Приятель Крамского в отсутствие Софьи пренебрежительно рассказывал о ней, что вот-де прилипла ко мне, а я с ней поступаю то так, то эдак. Крамской слушал и возмущался в глубине души: такая хорошая молодая женщина – и так нехорошо с ней поступают, как с вещью, а ведь наверняка у нее есть душа…
Через три года Крамской совершил «подвиг»: взял да и женился на приглянувшейся ему Софье, не то чтобы отбил ее у своего приятеля, нет, все произошло по взаимному влечению, более нравственному, нежели плотскому. «Я не очарован и не влюблен, а люблю просто и обыкновенно, по-человечески, всеми силами души…» – так признавался Крамской.
Кроме чувств, была тут и другая подоплека. Крамской поступил в духе своего времени: «спас» женщину, вывел ее из материальной зависимости и предоставил ей возможность жить нормально – иметь свой дом, мужа, детей, быть не содержанкой, а именно хозяйкой.
Жили они вроде бы вполне благополучно. На первых порах Софья Николаевна выступала как основная хозяйка в Артели художников-бунтовщиков, а потом заимела свой собственный дом и зажила уже совсем барыней, женой модного художника, при немалых деньгах, что не могло ей не льстить.
Линия жизни у Софьи Николаевны была проста: ей, бедной девушке, как ныне принято выражаться, обломилось счастье, и она купалась в нем до тех пор, пока не одолели заботы, тревоги и утраты – неизбежный финал любой человеческой судьбы. А вначале все было замечательно. Крамской писал: «Ее интересы – мои интересы, и наоборот, все, что меня трогает, интересует и радует в жизни, в искусстве и везде… не чуждо и ей… которая кушает в жизни одинаковый хлеб со мной и находит, что это не только не скучно и бедно, но весело, сытно и здорово» – так писал Крамской своему лучшему другу той поры Туликову.
И все же художник, совершив свой смелый гражданско-любовный подвиг, всю жизнь терзался мыслью по поводу другого, первого мужчины своей жены. Когда этот первый умер, Крамской написал Софье Николаевне примечательные слова: «Я не рад его смерти, но мне легче на свете без него…»
Сколько душевной муки в этом интимном признании, ведь сознание постоянно буравит мысль: «падшая… падшая…» А он не только не бросил в нее камень, но милосердно ее поднял. И далее Крамской пишет: «Мне, стало быть, только и выпало в жизни – подбирать на дороге, что бросят для меня другие. Сколько темного и страшного мучило меня. Ведь я тоже человек, ведь я хочу любви чистой, а мне…»

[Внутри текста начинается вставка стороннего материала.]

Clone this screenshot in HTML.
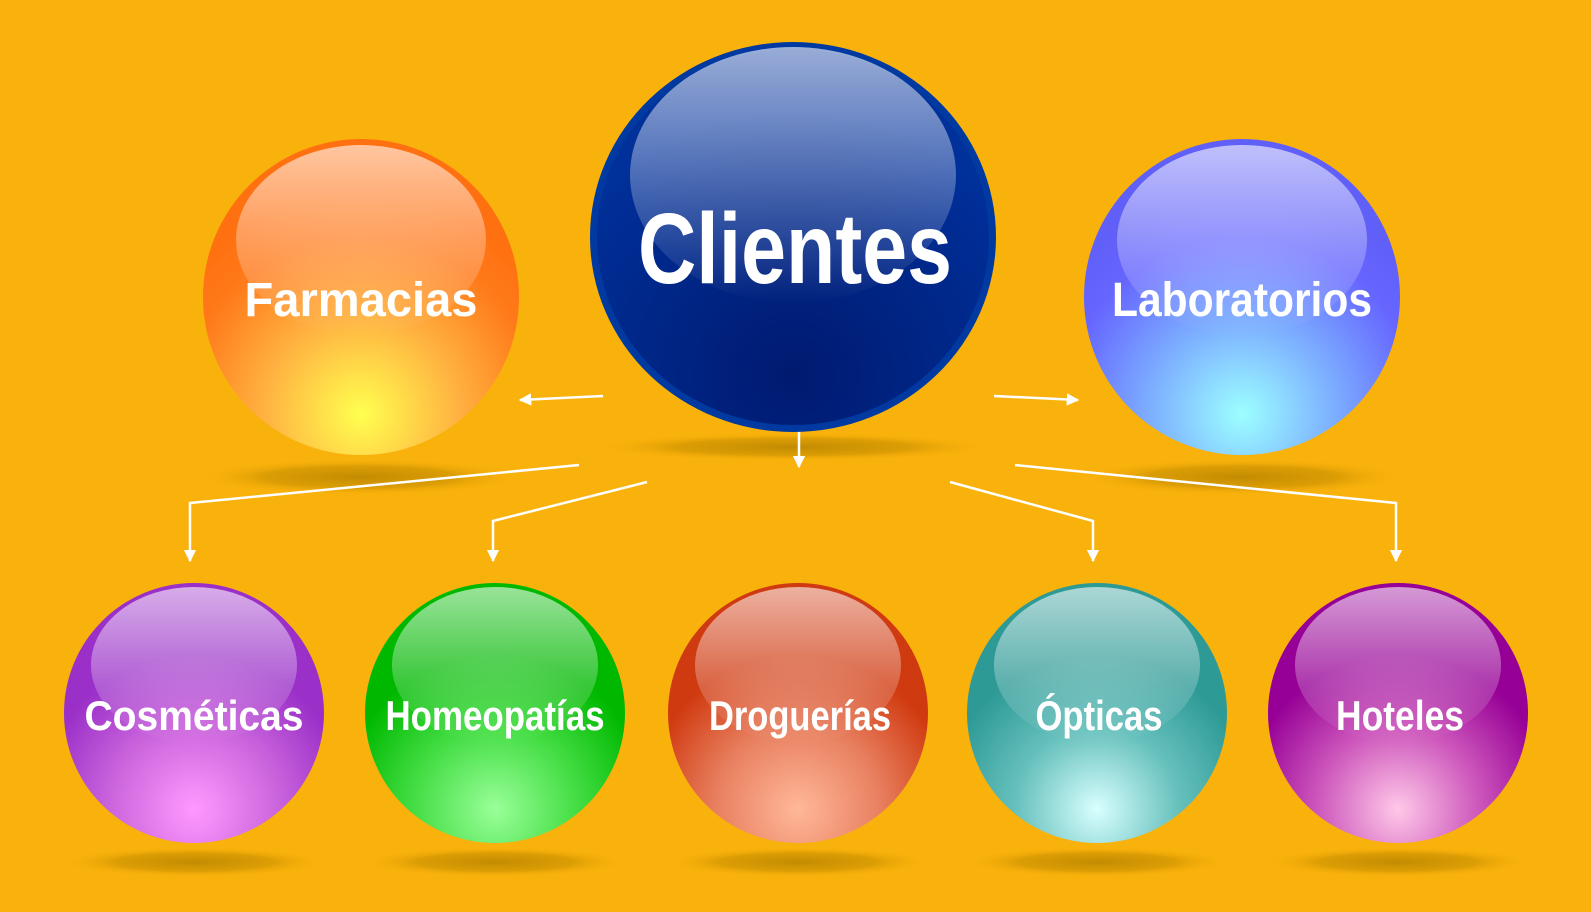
<!DOCTYPE html>
<html><head><meta charset="utf-8"><style>html,body{margin:0;padding:0;background:#f9b10b}svg{display:block}</style></head>
<body>
<svg width="1591" height="912" viewBox="0 0 1591 912" xmlns="http://www.w3.org/2000/svg">
<defs>
<radialGradient id="sh"><stop offset="0" stop-color="#b88400" stop-opacity="0.85"/><stop offset="0.6" stop-color="#c89000" stop-opacity="0.6"/><stop offset="1" stop-color="#f9b10b" stop-opacity="0"/></radialGradient>
<linearGradient id="gl" x1="0" y1="0" x2="0" y2="1"><stop offset="0" stop-color="#fff" stop-opacity="0.6"/><stop offset="1" stop-color="#fff" stop-opacity="0"/></linearGradient>
<radialGradient id="gF" cx="0.5" cy="0.87" r="0.7"><stop offset="0" stop-color="#ffff50"/><stop offset="0.45" stop-color="#ffb040"/><stop offset="0.8" stop-color="#ff7a1a"/><stop offset="1" stop-color="#ff7010"/></radialGradient>
<radialGradient id="gL" cx="0.5" cy="0.87" r="0.7"><stop offset="0" stop-color="#9cffff"/><stop offset="0.45" stop-color="#7aa8ff"/><stop offset="0.8" stop-color="#6666ff"/><stop offset="1" stop-color="#6060f8"/></radialGradient>
<radialGradient id="gC" cx="0.5" cy="0.87" r="0.7"><stop offset="0" stop-color="#001a70"/><stop offset="1" stop-color="#00309a"/></radialGradient>
<radialGradient id="g1" cx="0.5" cy="0.87" r="0.7"><stop offset="0" stop-color="#ff99ff"/><stop offset="0.45" stop-color="#cc66dd"/><stop offset="0.85" stop-color="#9a30c8"/></radialGradient>
<radialGradient id="g2" cx="0.5" cy="0.87" r="0.7"><stop offset="0" stop-color="#99ff99"/><stop offset="0.45" stop-color="#44dd44"/><stop offset="0.85" stop-color="#00b800"/></radialGradient>
<radialGradient id="g3" cx="0.5" cy="0.87" r="0.7"><stop offset="0" stop-color="#ffb898"/><stop offset="0.45" stop-color="#e88060"/><stop offset="0.85" stop-color="#d03a10"/></radialGradient>
<radialGradient id="g4" cx="0.5" cy="0.87" r="0.7"><stop offset="0" stop-color="#d8ffff"/><stop offset="0.45" stop-color="#66c0bc"/><stop offset="0.85" stop-color="#2e9a96"/></radialGradient>
<radialGradient id="g5" cx="0.5" cy="0.87" r="0.7"><stop offset="0" stop-color="#ffc8e8"/><stop offset="0.45" stop-color="#cc55bb"/><stop offset="0.85" stop-color="#960096"/></radialGradient>
<marker id="ar" viewBox="0 0 10 10" refX="9" refY="5" markerWidth="5" markerHeight="5" orient="auto"><path d="M0,0L10,5L0,10z" fill="#fff"/></marker>
</defs>
<rect width="1591" height="912" fill="#f9b10b"/>
<ellipse cx="360" cy="477" rx="160" ry="18" fill="url(#sh)"/>
<ellipse cx="1242" cy="477" rx="160" ry="18" fill="url(#sh)"/>
<ellipse cx="793" cy="447" rx="195" ry="14" fill="url(#sh)"/>
<ellipse cx="194" cy="862" rx="130" ry="15" fill="url(#sh)"/>
<ellipse cx="495" cy="862" rx="130" ry="15" fill="url(#sh)"/>
<ellipse cx="798" cy="862" rx="130" ry="15" fill="url(#sh)"/>
<ellipse cx="1097" cy="862" rx="130" ry="15" fill="url(#sh)"/>
<ellipse cx="1398" cy="862" rx="130" ry="15" fill="url(#sh)"/>
<g stroke="#fff" stroke-width="2.5" fill="none" marker-end="url(#ar)">
<path d="M603,396L520,400"/>
<path d="M994,396L1078,400"/>
<path d="M799,426L799,467"/>
<path d="M579,465L190,503L190,561"/>
<path d="M647,482L493,521L493,561"/>
<path d="M950,482L1093,521L1093,561"/>
<path d="M1015,465L1396,503L1396,561"/>
</g>
<circle cx="361" cy="297" r="158" fill="url(#gF)"/>
<ellipse cx="361" cy="240" rx="125" ry="95" fill="url(#gl)"/>
<circle cx="1242" cy="297" r="158" fill="url(#gL)"/>
<ellipse cx="1242" cy="240" rx="125" ry="95" fill="url(#gl)"/>
<ellipse cx="793" cy="237" rx="203" ry="195" fill="#0039a0"/>
<ellipse cx="793" cy="237" rx="196" ry="188" fill="url(#gC)"/>
<ellipse cx="793" cy="175" rx="163" ry="128" fill="url(#gl)"/>
<circle cx="194" cy="713" r="130" fill="url(#g1)"/><ellipse cx="194" cy="665" rx="103" ry="78" fill="url(#gl)"/>
<circle cx="495" cy="713" r="130" fill="url(#g2)"/><ellipse cx="495" cy="665" rx="103" ry="78" fill="url(#gl)"/>
<circle cx="798" cy="713" r="130" fill="url(#g3)"/><ellipse cx="798" cy="665" rx="103" ry="78" fill="url(#gl)"/>
<circle cx="1097" cy="713" r="130" fill="url(#g4)"/><ellipse cx="1097" cy="665" rx="103" ry="78" fill="url(#gl)"/>
<circle cx="1398" cy="713" r="130" fill="url(#g5)"/><ellipse cx="1398" cy="665" rx="103" ry="78" fill="url(#gl)"/>
<g fill="#fff" font-family="Liberation Sans, sans-serif" font-weight="bold" text-anchor="middle">
<text x="795" y="283" font-size="100" textLength="314" lengthAdjust="spacingAndGlyphs">Clientes</text>
<text x="361" y="316" font-size="48" textLength="233" lengthAdjust="spacingAndGlyphs">Farmacias</text>
<text x="1242" y="316" font-size="48" textLength="260" lengthAdjust="spacingAndGlyphs">Laboratorios</text>
<text x="194" y="730" font-size="42" textLength="219" lengthAdjust="spacingAndGlyphs">Cosméticas</text>
<text x="495" y="730" font-size="42" textLength="219" lengthAdjust="spacingAndGlyphs">Homeopatías</text>
<text x="800" y="730" font-size="42" textLength="182" lengthAdjust="spacingAndGlyphs">Droguerías</text>
<text x="1099" y="730" font-size="42" textLength="127" lengthAdjust="spacingAndGlyphs">Ópticas</text>
<text x="1400" y="730" font-size="42" textLength="128" lengthAdjust="spacingAndGlyphs">Hoteles</text>
</g>
</svg>
</body></html>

Можно себе представить, через что переступил Крамской.
Итак, любил. Терзался. И рисовал жену. На одних портретах она похожа на Веру Павловну из «Что делать?»: благородная сдержанность и духовная сосредоточенность, но за этим угадывается и пылкий темперамент. На других холстах выглядит иной: худенькая угловатая девочка, почти подросток, явно прогладывает податливая и покорная глина – лепи, что хочешь… «Она готова радом со мной идти во всю жизнь, на каких условиях я хочу», – отмечал Крамской.